What Sane Person Writes a Novel about Fractions?

fractions“Mathematics is boring. Why do we have to study it anyway?”

“Do I REALLY have to finish all my Math homework? It’s just the same stuff over and over, and it makes no sense to me.”

“I hate doing these algebra exercises. They are SOOOOO boring.”

“I don’t understand this. It’s stupid. Why can’t I do something useful with my time?”

If you are a parent or teacher, then you have probably heard it all. The whining. The complaining. The angry outbursts. For a logical and emotionless subject, Mathematics has an uncanny ability to draw passionate responses from young people. It’s seldom a “YAY, I have Math homework” kind of response. No, it’s more like “ARGHHHH, I HATE Math!”

So why would anyone choose Mathematics as a starting point for a youth novel? And note that we are not talking about some mystical and captivating mathematical subject like String Theory or Equations of Relativity. No, sirree! We like a challenge, don’t we? Out with the exciting stuff, so we can sink our teeth into a common, garden-variety subject: fractions. Yes, you read that correctly. FRACTIONS. Not eye-popping fractal mathematics, mind you. Just regular fractions with numerators and denominators: those little number beasts you encountered way back in grade three of four.

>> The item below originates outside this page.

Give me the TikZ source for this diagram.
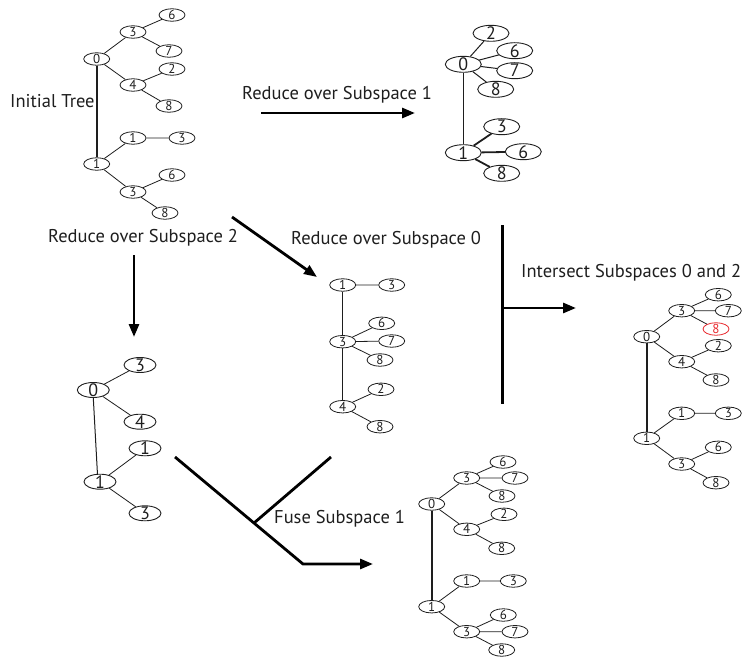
\documentclass[tikz,border=0pt]{standalone}
\usepackage{fontspec}
\setmainfont{PT Sans}
\usetikzlibrary{shapes.geometric,arrows.meta}
\definecolor{ink}{HTML}{1E1E1E}
\definecolor{hilite}{HTML}{E8282D}
% digit centred vertically on the node centre
\newcommand{\digitlbl}[1]{\smash{\raisebox{-.5\height}{#1}}}
\tikzset{
  x=1pt, y=-1pt,
  leaf/.style={draw=ink, text=ink, shape=ellipse, inner sep=0pt, line width=0.8pt,
    minimum width=26pt, minimum height=12.5pt, font=\fontsize{13}{13}\selectfont},
  bigleaf/.style={leaf, minimum width=36pt, minimum height=16pt, line width=0.9pt,
    font=\fontsize{18}{18}\selectfont},
  midleaf/.style={leaf, minimum width=32pt, minimum height=15pt, line width=0.9pt,
    font=\fontsize{18}{18}\selectfont},
  marked/.style={draw=hilite, text=hilite},
  edge/.style={draw=ink, line width=0.8pt},
  trunk/.style={draw=ink, line width=1.6pt},
  flow/.style={draw=black, line width=2.8pt},
  flowarrow/.style={flow, -{Triangle[length=13pt,width=10pt]}},
  caption/.style={anchor=west, inner sep=0pt, text=ink, font=\fontsize{18.5}{20}\selectfont},
}
\newcommand{\tn}[4][leaf]{\node[#1] (#2) at #3 {\digitlbl{#4}};}
\begin{document}
\begin{tikzpicture}
\useasboundingbox (0,0) rectangle (743,660);

% ---------- initial tree ----------
\tn{t1r0}{(96.7,59)}{0}
\tn{t1a3}{(133,32)}{3}
\tn{t1a6}{(172,15)}{6}
\tn{t1a7}{(169,51)}{7}
\tn{t1a4}{(133,85)}{4}
\tn{t1a2}{(172,69)}{2}
\tn{t1a8}{(169,106)}{8}
\tn{t1r1}{(96.7,164)}{1}
\tn{t1b1}{(133,138)}{1}
\tn{t1b3}{(182,138)}{3}
\tn{t1c3}{(133,192)}{3}
\tn{t1c6}{(172,175)}{6}
\tn{t1c8}{(165,213)}{8}
\draw[trunk] (t1r0) -- (t1r1);
\draw[edge] (t1r0)--(t1a3) (t1a3)--(t1a6) (t1a3)--(t1a7)
            (t1r0)--(t1a4) (t1a4)--(t1a2) (t1a4)--(t1a8)
            (t1r1)--(t1b1) (t1b1)--(t1b3)
            (t1r1)--(t1c3) (t1c3)--(t1c6) (t1c3)--(t1c8);

% ---------- reduced over subspace 1 ----------
\tn[bigleaf]{t2r0}{(463.3,64.3)}{0}
\tn[bigleaf]{t2a2}{(491,33.3)}{2}
\tn[bigleaf]{t2a6}{(514.7,50.7)}{6}
\tn[bigleaf]{t2a7}{(514.7,70.7)}{7}
\tn[bigleaf]{t2a8}{(495.7,89.3)}{8}
\tn[bigleaf]{t2r1}{(463.3,152.7)}{1}
\tn[bigleaf]{t2b3}{(501.7,126.7)}{3}
\tn[bigleaf]{t2b6}{(523.3,151.7)}{6}
\tn[bigleaf]{t2b8}{(501.7,173.3)}{8}
\draw[trunk, line width=1.4pt] (t2r0) -- (t2r1);
\draw[edge, line width=1pt] (t2r0)--(t2a2) (t2r0)--(t2a6) (t2r0)--(t2a7) (t2r0)--(t2a8);
\draw[trunk, line width=1.8pt] (t2r1)--(t2b3) (t2r1)--(t2b6) (t2r1)--(t2b8);

% ---------- reduced over subspace 0 ----------
\tn{t3r1}{(342.7,285)}{1}
\tn{t3a3}{(391.7,285)}{3}
\tn{t3m3}{(342.7,341.7)}{3}
\tn{t3m6}{(381.7,323.3)}{6}
\tn{t3m7}{(391.7,341)}{7}
\tn{t3m8}{(380,360)}{8}
\tn{t3r4}{(342.7,406.7)}{4}
\tn{t3b2}{(381,389.3)}{2}
\tn{t3b8}{(380,426.7)}{8}
\draw[trunk, line width=1.3pt] (t3r1) -- (t3m3) (t3m3) -- (t3r4);
\draw[edge] (t3r1)--(t3a3)
            (t3m3)--(t3m6) (t3m3)--(t3m7) (t3m3)--(t3m8)
            (t3r4)--(t3b2) (t3r4)--(t3b8);

% ---------- intersection of subspaces 0 and 2 ----------
\tn{t4r0}{(646.7,336.7)}{0}
\tn{t4a3}{(681.7,310.7)}{3}
\tn{t4a6}{(718.3,294.7)}{6}
\tn{t4a7}{(728.3,310.7)}{7}
\tn[leaf,marked]{t4a8}{(716,329)}{8}
\tn{t4a4}{(681.7,361.7)}{4}
\tn{t4a2}{(718.3,345.7)}{2}
\tn{t4a9}{(716,380)}{8}
\tn{t4r1}{(646.7,438.3)}{1}
\tn{t4b1}{(681.7,413.3)}{1}
\tn{t4b3}{(728.3,413.3)}{3}
\tn{t4c3}{(681.7,464)}{3}
\tn{t4c6}{(718.3,447.3)}{6}
\tn{t4c8}{(716,482.7)}{8}
\draw[trunk] (t4r0) -- (t4r1);
\draw[edge] (t4r0)--(t4a3) (t4a3)--(t4a6) (t4a3)--(t4a7) (t4a3)--(t4a8)
            (t4r0)--(t4a4) (t4a4)--(t4a2) (t4a4)--(t4a9)
            (t4r1)--(t4b1) (t4b1)--(t4b3)
            (t4r1)--(t4c3) (t4c3)--(t4c6) (t4c3)--(t4c8);

% ---------- reduced over subspace 2 ----------
\tn[midleaf]{t5r0}{(93.3,390)}{0}
\tn[midleaf]{t5a3}{(140,365)}{3}
\tn[midleaf]{t5a4}{(140,421.7)}{4}
\tn[midleaf]{t5r1}{(100,481.7)}{1}
\tn[midleaf]{t5b1}{(145,448.3)}{1}
\tn[midleaf]{t5b3}{(145,513.3)}{3}
\draw[edge, line width=1pt] (t5r0.south) -- (t5r1.108);
\draw[edge] (t5r0)--(t5a3) (t5r0)--(t5a4) (t5r1)--(t5b1) (t5r1)--(t5b3);

% ---------- fused result ----------
\tn{t6r0}{(431.7,504)}{0}
\tn{t6a3}{(466.7,478)}{3}
\tn{t6a6}{(503,462)}{6}
\tn{t6a7}{(515,478)}{7}
\tn{t6a8}{(502,496)}{8}
\tn{t6a4}{(466.7,529.3)}{4}
\tn{t6a2}{(504,514.3)}{2}
\tn{t6a9}{(501.7,548.3)}{8}
\tn{t6r1}{(431.7,606.7)}{1}
\tn{t6b1}{(466.7,581)}{1}
\tn{t6b3}{(513.3,581)}{3}
\tn{t6c3}{(466.7,631.7)}{3}
\tn{t6c6}{(503.3,615)}{6}
\tn{t6c7}{(515,631.7)}{7}
\tn{t6c8}{(501.7,650)}{8}
\draw[trunk] (t6r0) -- (t6r1);
\draw[edge] (t6r0)--(t6a3) (t6a3)--(t6a6) (t6a3)--(t6a7) (t6a3)--(t6a8)
            (t6r0)--(t6a4) (t6a4)--(t6a2) (t6a4)--(t6a9)
            (t6r1)--(t6b1) (t6b1)--(t6b3)
            (t6r1)--(t6c3) (t6c3)--(t6c6) (t6c3)--(t6c7) (t6c3)--(t6c8);

% ---------- captions ----------
\node[caption] (capInit) at (10,101) {Initial Tree};
\node[caption] (capS1) at (242,95) {Reduce over Subspace 1};
\node[caption] (capS2) at (48,238) {Reduce over Subspace 2};
\node[caption] (capS0) at (291,240) {Reduce over Subspace 0};
\node[caption] (capInt) at (521,273) {Intersect Subspaces 0 and 2};
\node[caption] (capFuse) at (274,519) {Fuse Subspace 1};

% ---------- operation arrows ----------
\coordinate (s1a) at (261,113);  \coordinate (s1b) at (415,113);
\draw[flowarrow] (s1a) -- (s1b);

\coordinate (s0a) at (232,217);  \coordinate (s0b) at (317,277);
\draw[flowarrow] (s0a) -- (s0b);

\coordinate (s2a) at (134,255);  \coordinate (s2b) at (134,337);
\draw[flowarrow] (s2a) -- (s2b);

\coordinate (inTop) at (502.7,225); \coordinate (inBot) at (502.7,404);
\coordinate (inMid) at (502.7,308); \coordinate (inEnd) at (576,308);
\draw[flow] (inTop) -- (inBot);
\draw[flowarrow] (inMid) -- (inEnd);

\coordinate (fuA) at (175,457); \coordinate (fuB) at (331,457);
\coordinate (fuJ) at (254,523); \coordinate (fuK) at (303,564);
\coordinate (fuEnd) at (373,564);
\draw[flow] (fuB) -- (fuJ);
\draw[flowarrow] (fuA) -- (fuK) -- (fuEnd);
\end{tikzpicture}
\end{document}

Fractions in all their simple glory were the starting point for “Fractonia”. So is this a story about fractions? (Are you yawning and shaking your head in disbelief?) Yes, but probably not in the way you think. When I was at school and fractions were introduced to the class, the teacher talked about picking apples from a tree. (That was in the days when children actually went outside and climbed trees, so students could relate to the image of apples hanging from a tree.) More recently, while doing research for a new project, I took a look at some junior school materials focused on fractions. The apples were gone from the chapters about fractions. In their place, the reference to pizza slices appeared more often than anything else. (It seems the “an apple a day” phrase has been replaced with “a slice of pizza a day“.) Imagine this pizza being cut into pieces. Your friend eats one slice. You eat five slices. What percentage of the pizza is left? Is this stimulating your imagination and encouraging learning, or is it just making you think that you are hungry? Is there a different way to visualize fractions?

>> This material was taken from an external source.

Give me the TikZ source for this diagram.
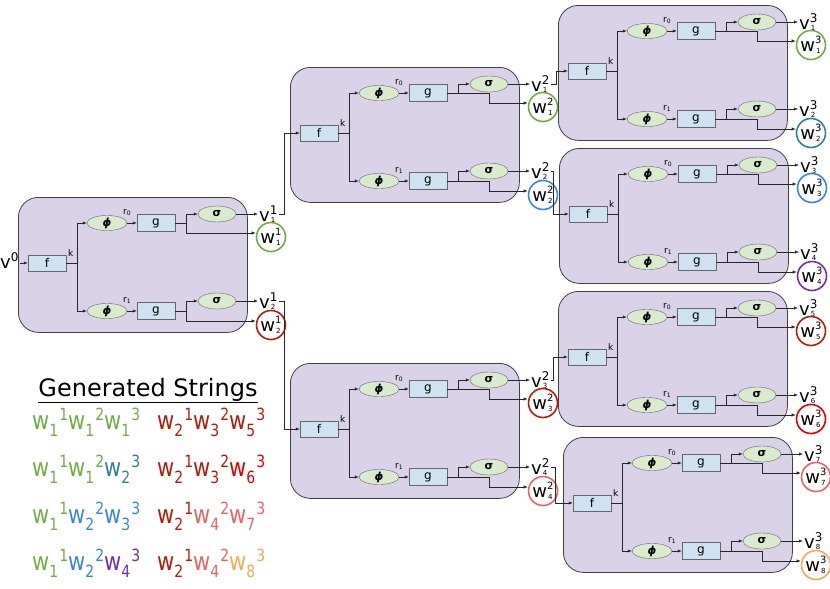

I set out to create a story that would give readers an entirely new perspective on fractions. Why? So they could better understand fractions? No – so they could know it is possible for something as “boring” as fractions to become interesting just by changing our perspective. I wanted to paint an imaginative picture over those sad pizza slices with no story to tell – a picture so unexpected that it would encourage readers to create their own imaginative ways to view subjects they found “boring”. In my experience, an interested student is more likely to learn and overcome learning difficulties than a student who is bored with the topic they are studying. In her article entitled, “How the Power of Interest Drives Learning“, Annie Murphy Paul says the following: “When we’re interested in what we’re learning, we pay closer attention; we process the information more efficiently; we employ more effective learning strategies, such as engaging in critical thinking, making connections between old and new knowledge, and attending to deep structure instead of surface features. When we’re interested in a task, we work harder and persist longer, bringing more of our self-regulatory skills into play.” If we learn better when we are interested, why not find a way to make what we have to learn interesting and engaging? It seems like a simple, common-sense way to ensure we learn more and enjoy doing it.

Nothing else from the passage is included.